I woke up this morning to the news that Anne McCaffrey had passed away. I’ve felt incredibly down in the dumps since then: it was a pretty terrible start to the day, all told.
I loved Anne McCaffrey’s books. Like many of my favourite writers, I discovered her in the library. I couldn’t tell you which of her books I first picked up: I suspect it was one of the Pern novels, but I wouldn’t swear to that. I just remember that I was hooked, right from that first book. Here was someone writing about fantastical worlds, populated with real, believable characters; someone writing in the typically male-dominated fantasy and sci fi genre, filling her books with strong, capable female characters.

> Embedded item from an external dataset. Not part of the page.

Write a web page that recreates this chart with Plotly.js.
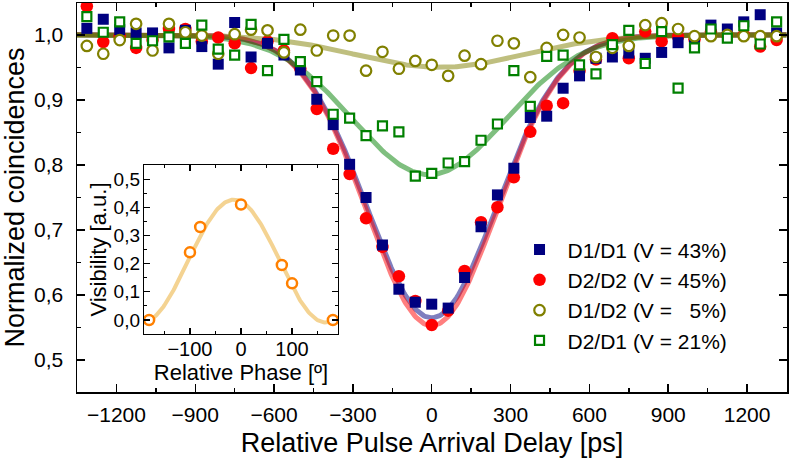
<!DOCTYPE html>
<html>
<head>
<meta charset="utf-8">
<script src="https://cdn.plot.ly/plotly-3.0.1.min.js"></script>
<style>body{margin:0;background:#fff}</style>
</head>
<body>
<div id="grafica" style="width:789px;height:460px"></div>
<script>
// delay grid of the measured points [ps]
const delay = [-1312.5, -1250, -1187.5, -1125, -1062.5, -1000, -937.5, -875, -812.5, -750, -687.5,
    -625, -562.5, -500, -437.5, -375, -312.5, -250, -187.5, -125, -62.5, 0, 62.5, 125, 187.5, 250,
    312.5, 375, 437.5, 500, 562.5, 625, 687.5, 750, 812.5, 875, 937.5, 1000, 1062.5, 1125, 1187.5, 1250, 1312.5];

const d1d1 = [1.010, 1.024, 1.008, 1.003, 1.003, 0.980, 1.007, 0.982, 0.955, 1.019, 0.966,
    0.987, 0.969, 0.946, 0.901, 0.862, 0.801, 0.750, 0.677, 0.609, 0.589, 0.586, 0.580, 0.627,
    0.705, 0.754, 0.795, 0.873, 0.875, 0.918, 0.937, 0.964, 0.966, 0.972, 0.964, 0.973, 0.988,
    0.992, 1.015, 1.009, 1.020, 1.031, 1.003];
const d2d2 = [1.044, 0.989, 0.998, 0.980, 0.992, 1.009, 1.009, 0.990, 0.996, 0.987, 0.949,
    0.990, 0.976, 0.948, 0.886, 0.825, 0.786, 0.718, 0.674, 0.629, 0.591, 0.554, 0.576, 0.637,
    0.712, 0.735, 0.781, 0.851, 0.891, 0.895, 0.945, 0.962, 0.995, 0.964, 1.005, 0.990, 0.997,
    0.993, 1.005, 1.000, 1.000, 0.982, 0.992];
const d1d2 = [0.983, 0.971, 0.992, 1.017, 0.976, 1.017, 1.004, 0.999, 0.971, 1.001, 1.008,
    1.007, 0.973, 1.008, 0.976, 0.999, 0.999, 0.945, 0.974, 0.948, 0.960, 0.954, 0.937, 0.968,
    0.955, 0.991, 0.987, 0.935, 0.980, 1.000, 0.996, 0.966, 0.980, 0.983, 1.015, 1.018, 1.009,
    0.998, 0.998, 1.000, 0.998, 0.998, 0.998];
const d2d1 = [1.028, 1.004, 1.020, 0.987, 0.991, 0.997, 0.987, 1.015, 0.978, 0.969, 1.016,
    0.945, 0.993, 0.959, 0.928, 0.878, 0.872, 0.845, 0.860, 0.851, 0.783, 0.787, 0.803, 0.805,
    0.838, 0.863, 0.945, 0.890, 0.967, 0.969, 0.954, 0.940, 0.985, 1.007, 0.956, 1.005, 0.918,
    0.980, 1.009, 0.995, 1.014, 0.986, 1.020];

const seriesNames = ['D1/D1 (V = 43%)', 'D2/D2 (V = 45%)', 'D1/D2 (V =\u00a0\u00a0\u00a05%)', 'D2/D1 (V = 21%)'];

// gaussian fits: [centre ps, depth, sigma ps]
const fitD1D1 = [0, 0.435, 247];
const fitD2D2 = [0, 0.447, 247];
const fitD1D2 = [30, 0.05, 320];
const fitD2D1 = [-10, 0.215, 290];

// inset: visibility vs relative phase
const phase = [-180, -100, -80, 0, 80, 100, 180];
const visibility = [0.0, 0.24, 0.33, 0.41, 0.195, 0.13, 0.0];
// cosine fit: [offset, amplitude, phase0]
const fitVis = [0.209, 0.218, -14];

const fuente = 'Liberation Sans, Arial, sans-serif';

function curvaFit(p) {
    const xs = [], ys = [];
    for (let x = -1350; x <= 1350; x += 5) {
        xs.push(x);
        ys.push(1 - p[1] * Math.exp(-((x - p[0]) ** 2) / (2 * p[2] ** 2)));
    }
    return { x: xs, y: ys };
}

function lineaFit(p, color) {
    const c = curvaFit(p);
    return { x: c.x, y: c.y, type: 'scatter', mode: 'lines', showlegend: false, hoverinfo: 'skip',
        line: { color: color, width: 5 } };
}

const fitInsetX = [], fitInsetY = [];
for (let f = -180; f <= 180; f += 2) {
    fitInsetX.push(f);
    fitInsetY.push(fitVis[0] + fitVis[1] * Math.cos((f - fitVis[2]) * Math.PI / 180));
}

const traces = [
    lineaFit(fitD1D1, 'rgba(0,0,128,0.5)'),
    lineaFit(fitD2D2, 'rgba(255,0,0,0.5)'),
    lineaFit(fitD2D1, 'rgba(0,128,0,0.5)'),
    lineaFit(fitD1D2, 'rgba(128,128,0,0.5)'),
    { x: delay, y: d2d2, name: seriesNames[1], legendrank: 2, type: 'scatter', mode: 'markers',
        marker: { symbol: 'circle', size: 12.5, color: '#ff0000', line: { width: 0 } } },
    { x: delay, y: d1d1, name: seriesNames[0], legendrank: 1, type: 'scatter', mode: 'markers',
        marker: { symbol: 'square', size: 11, color: '#000080', line: { width: 0 } } },
    { x: delay, y: d1d2, name: seriesNames[2], legendrank: 3, type: 'scatter', mode: 'markers',
        marker: { symbol: 'circle', size: 10.5, color: '#ffffff', line: { width: 2.2, color: '#808000' } } },
    { x: delay, y: d2d1, name: seriesNames[3], legendrank: 4, type: 'scatter', mode: 'markers',
        marker: { symbol: 'square', size: 9, color: '#ffffff', line: { width: 2.2, color: '#008000' } } },
    // inset
    { x: fitInsetX, y: fitInsetY, xaxis: 'x2', yaxis: 'y2', type: 'scatter', mode: 'lines',
        showlegend: false, line: { color: 'rgba(240,196,110,0.75)', width: 4 } },
    { x: phase, y: visibility, xaxis: 'x2', yaxis: 'y2', type: 'scatter', mode: 'markers',
        showlegend: false, marker: { symbol: 'circle', size: 10, color: '#ffffff', line: { width: 2.5, color: '#ff8000' } } }
];

const ejeComun = {
    showgrid: false, zeroline: false, showline: true, linecolor: '#000', linewidth: 1.5,
    mirror: 'ticks', ticks: 'inside', ticklen: 8, tickwidth: 1.5, tickcolor: '#000'
};

const layout = {
    width: 789, height: 460,
    margin: { l: 77, r: 2, t: 3, b: 68 },
    separators: ', ',
    paper_bgcolor: '#fff', plot_bgcolor: '#fff',
    font: { family: fuente, color: '#000' },
    showlegend: true,
    legend: { x: 0.612, y: 0.418, xanchor: 'left', yanchor: 'top', bgcolor: 'rgba(0,0,0,0)',
        itemwidth: 46, font: { size: 21, family: fuente }, traceorder: 'normal' },
    xaxis: Object.assign({}, ejeComun, {
        range: [-1350, 1352], tick0: 0, dtick: 300,
        minor: { ticks: 'inside', dtick: 150, ticklen: 4, tickwidth: 1.5, tickcolor: '#000' },
        tickfont: { size: 21 }, ticklabelstandoff: 3,
        title: { text: 'Relative Pulse Arrival Delay [ps]', font: { size: 27 }, standoff: 8 }
    }),
    yaxis: Object.assign({}, ejeComun, {
        range: [0.451, 1.049], tick0: 0, dtick: 0.1, tickformat: '.1f',
        minor: { ticks: 'inside', dtick: 0.05, ticklen: 4, tickwidth: 1.5, tickcolor: '#000' },
        tickfont: { size: 21 }, ticklabelstandoff: 8,
        title: { text: 'Normalized coincidences', font: { size: 27 }, standoff: 4 }
    }),
    xaxis2: Object.assign({}, ejeComun, {
        domain: [0.0944, 0.3676], anchor: 'y2', range: [-190, 190], tick0: 0, dtick: 100,
        ticklen: 6, linewidth: 1.2, tickwidth: 1.2,
        minor: { ticks: 'inside', dtick: 50, ticklen: 3, tickwidth: 1.2, tickcolor: '#000' },
        tickfont: { size: 20 }, ticklabelstandoff: -3,
        title: { text: 'Relative Phase [º]', font: { size: 22 }, standoff: 0 }
    }),
    yaxis2: Object.assign({}, ejeComun, {
        domain: [0.149, 0.5835], anchor: 'x2', range: [-0.05, 0.55], tick0: 0, dtick: 0.1,
        tickformat: '.1f', ticklen: 6, linewidth: 1.2, tickwidth: 1.2,
        minor: { ticks: 'inside', dtick: 0.05, ticklen: 3, tickwidth: 1.2, tickcolor: '#000' },
        tickfont: { size: 19 }, ticklabelstandoff: -1,
        title: { text: 'Visibility [a.u.]', font: { size: 22 }, standoff: 0 }
    })
};

Plotly.newPlot('grafica', traces, layout, { displayModeBar: false, staticPlot: true });
</script>
</body>
</html>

I remember telling my mum excitedly about this great new writer I’d found at the library, and seeing her face light up as she showed me the shelf full of Anne McCaffrey books that I hadn’t known we had.
I devoured all of the Pern novels my mum had – and she quickly re-read them after me, my enthusiasm having reminded her of an author she’d once loved but hadn’t picked up in years. When I’d run through all of those, I went back to the library and read everything else of Anne McCaffrey’s that I could lay my hands on. I must have spent six months reading nothing but her books.

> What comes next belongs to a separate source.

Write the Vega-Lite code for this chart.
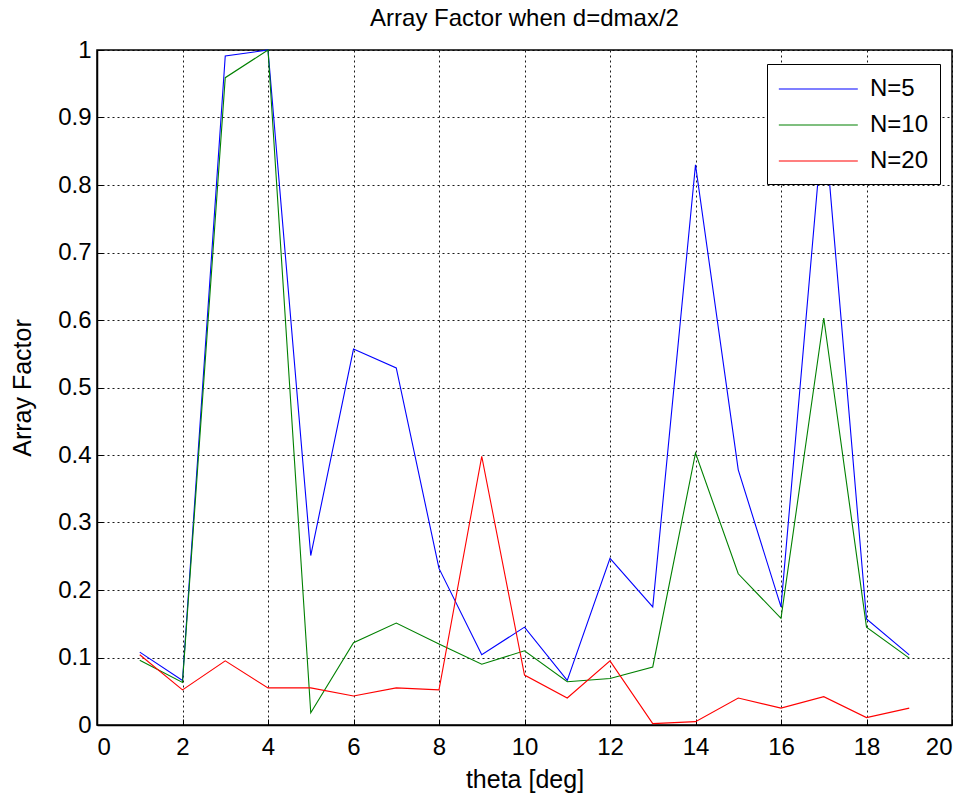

When I saw the news this morning, it felt like getting news of the death of an old friend; someone who I hadn’t seen in years, maybe had lost touch with, but who I still thought of fondly. I’ve never really understood people who get really affected by the deaths of celebrities or public figures. I remember when Princess Diana died, when I was a teenager: I was sad that a woman had died so young, and left two children without a mother, but it was an abstract kind of sadness. Other than initially registering that a sad thing had happened, I didn’t think about it any further. I remember being bewildered by the outpourings of grief I saw on the news: why were all these people so upset about someone they didn’t know, had never met?
I still don’t really get it, but I started to have an inkling of how the death of a stranger can still affect you a few years later. I was working in a shoe shop in Bath at the time. I was in the staff room, getting my lunch, and my sister (who also worked there) came running in from the store room where they’d had the radio on, and blurted out “Douglas Adams has died!”

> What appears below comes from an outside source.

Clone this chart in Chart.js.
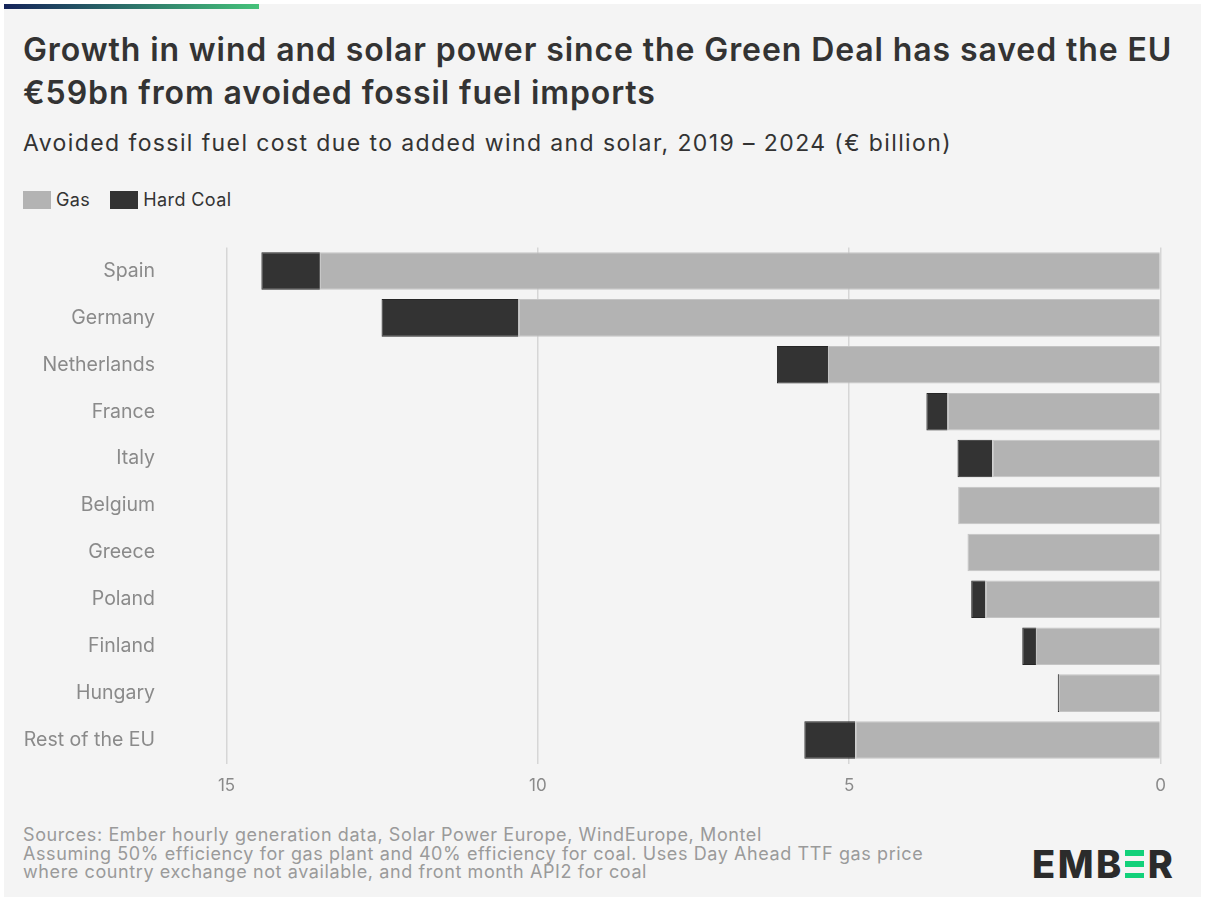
<!DOCTYPE html>
<html>
<head>
<meta charset="utf-8">
<script src="https://cdn.jsdelivr.net/npm/chart.js@4.4.1/dist/chart.umd.min.js"></script>
<style>
    html, body { margin: 0; padding: 0; background: #ffffff; }
    body { width: 1205px; height: 900px; position: relative; overflow: hidden; font-family: Inter, "Noto Sans", sans-serif; }
    .card { position: absolute; left: 4px; top: 4px; width: 1197px; height: 893px; background: #f4f4f4; }
    .topbar { position: absolute; left: 4px; top: 4px; width: 255px; height: 5px; background: linear-gradient(to right, #15245a, #45c27a); }
    .title { position: absolute; left: 23px; top: 28px; width: 1180px; font-size: 32px; font-weight: 600; line-height: 43px; color: #333333; letter-spacing: 0.9px; white-space: nowrap; }
    .subtitle { position: absolute; left: 23px; top: 129px; font-size: 23px; color: #333333; letter-spacing: 1.4px; white-space: nowrap; }
    .legend { position: absolute; left: 23px; top: 189px; font-size: 18px; color: #333333; display: flex; align-items: center; letter-spacing: 0.4px; }
    .legend .box { width: 28px; height: 18px; display: inline-block; margin-right: 5px; }
    .legend .item { display: flex; align-items: center; margin-right: 20px; }
    #chartWrap { position: absolute; left: 0; top: 240px; width: 1205px; height: 570px; }
    .footer { position: absolute; left: 23px; top: 826px; font-size: 18px; line-height: 18.5px; color: #9a9a9a; letter-spacing: 0.6px; white-space: nowrap; }
    .logo { position: absolute; left: 1032px; top: 846px; height: 36px; display: flex; align-items: center; font-size: 38px; font-weight: 800; color: #2b2b2b; letter-spacing: 2.5px; }
    .logo .e { width: 19px; height: 28px; display: flex; flex-direction: column; justify-content: space-between; margin: 0 4px 0 1px; }
    .logo .e span { display: block; height: 5.5px; background: #12d17a; }
</style>
</head>
<body>
<div class="card"></div>
<div class="topbar"></div>
<div class="title">Growth in wind and solar power since the Green Deal has saved the EU<br>€59bn from avoided fossil fuel imports</div>
<div class="subtitle">Avoided fossil fuel cost due to added wind and solar, 2019 – 2024 (€ billion)</div>
<div class="legend">
    <div class="item"><span class="box" style="background:#b3b3b3"></span>Gas</div>
    <div class="item"><span class="box" style="background:#333333"></span>Hard Coal</div>
</div>
<div id="chartWrap"><canvas id="avoidedChart"></canvas></div>
<div class="footer">
    Sources: Ember hourly generation data, Solar Power Europe, WindEurope, Montel<br>
    Assuming 50% efficiency for gas plant and 40% efficiency for coal. Uses Day Ahead TTF gas price<br>
    where country exchange not available, and front month API2 for coal
</div>
<div class="logo">EMB<div class="e"><span></span><span></span><span></span></div>R</div>

<script>
// Data (€ billion)
const countries = ['Spain', 'Germany', 'Netherlands', 'France', 'Italy', 'Belgium', 'Greece', 'Poland', 'Finland', 'Hungary', 'Rest of the EU'];
const gasValues = [13.50, 10.31, 5.34, 3.42, 2.70, 3.25, 3.10, 2.81, 2.00, 1.63, 4.90];
const coalValues = [0.94, 2.20, 0.82, 0.34, 0.56, 0, 0, 0.23, 0.22, 0.02, 0.82];
const xTicks = [0, 5, 10, 15];

// Chart
function initializeChart() {
    const ctx = document.getElementById('avoidedChart');
    if (!ctx) return;

    new Chart(ctx, {
        type: 'bar',
        data: {
            labels: countries,
            datasets: [
                {
                    label: 'Gas',
                    data: gasValues,
                    backgroundColor: '#b3b3b3',
                    borderColor: '#c4c4c4',
                    borderWidth: 1
                },
                {
                    label: 'Hard Coal',
                    data: coalValues,
                    backgroundColor: '#333333',
                    borderColor: '#262626',
                    borderWidth: 1
                }
            ]
        },
        options: {
            indexAxis: 'y',
            responsive: true,
            maintainAspectRatio: false,
            animation: false,
            datasets: {
                bar: {
                    categoryPercentage: 1,
                    barPercentage: 0.8
                }
            },
            layout: {
                padding: { top: 7.5, right: 44.5, bottom: 0, left: 0 }
            },
            plugins: {
                legend: { display: false },
                tooltip: { enabled: false }
            },
            scales: {
                x: {
                    stacked: true,
                    reverse: true,
                    min: 0,
                    max: 15,
                    afterBuildTicks: function (axis) {
                        axis.ticks = xTicks.map(v => ({ value: v }));
                    },
                    afterFit: function (axis) {
                        axis.height = 46.5;
                    },
                    border: { display: false },
                    grid: {
                        color: '#d6d6d6',
                        lineWidth: 1.5,
                        drawTicks: false
                    },
                    ticks: {
                        padding: 12,
                        color: '#8a8a8a',
                        font: { family: 'Inter', size: 17 }
                    }
                },
                y: {
                    stacked: true,
                    afterFit: function (axis) {
                        // label gap comes from tick padding; keep it out of the vertical layout
                        axis.width = 226.5;
                        axis.paddingTop = 0;
                        axis.paddingBottom = 0;
                    },
                    border: { display: false },
                    grid: { display: false, drawTicks: false },
                    ticks: {
                        padding: 71.5,
                        color: '#8a8a8a',
                        font: { family: 'Inter', size: 19.5 }
                    }
                }
            }
        }
    });
}

document.addEventListener('DOMContentLoaded', function () {
    initializeChart();
});
</script>
</body>
</html>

I had to sit down. It was a real, visceral shock: how could he be dead? I felt bereft, then: although I hadn’t known him, never met him, couldn’t claim to miss him now he was gone since he was never part of my life in the first place. Still, I felt like I’d lost someone. Although I’d never met him, and I’ve never met Anne McCaffrey, both their deaths meant something to me because I felt like I knew them, through their words.
Although now I can draw a parallel between how I felt at the death of a writer and how numerous other people seemed to feel at the death of a princess, I still wonder if there is something unique about writers here. The nature of fiction is that it is entirely in your head, which makes the connection between writer and reader an oddly personal one. They create a world in their heads, transcribe it, and you read and re-build their world in your own head.
Whatever the rationale, the world feels like a colder place without Anne McCaffrey in it, to me at least. I’m re-reading The Ship Who Sang tonight, in memory of her. Goodbye, Anne. Thank you for everything.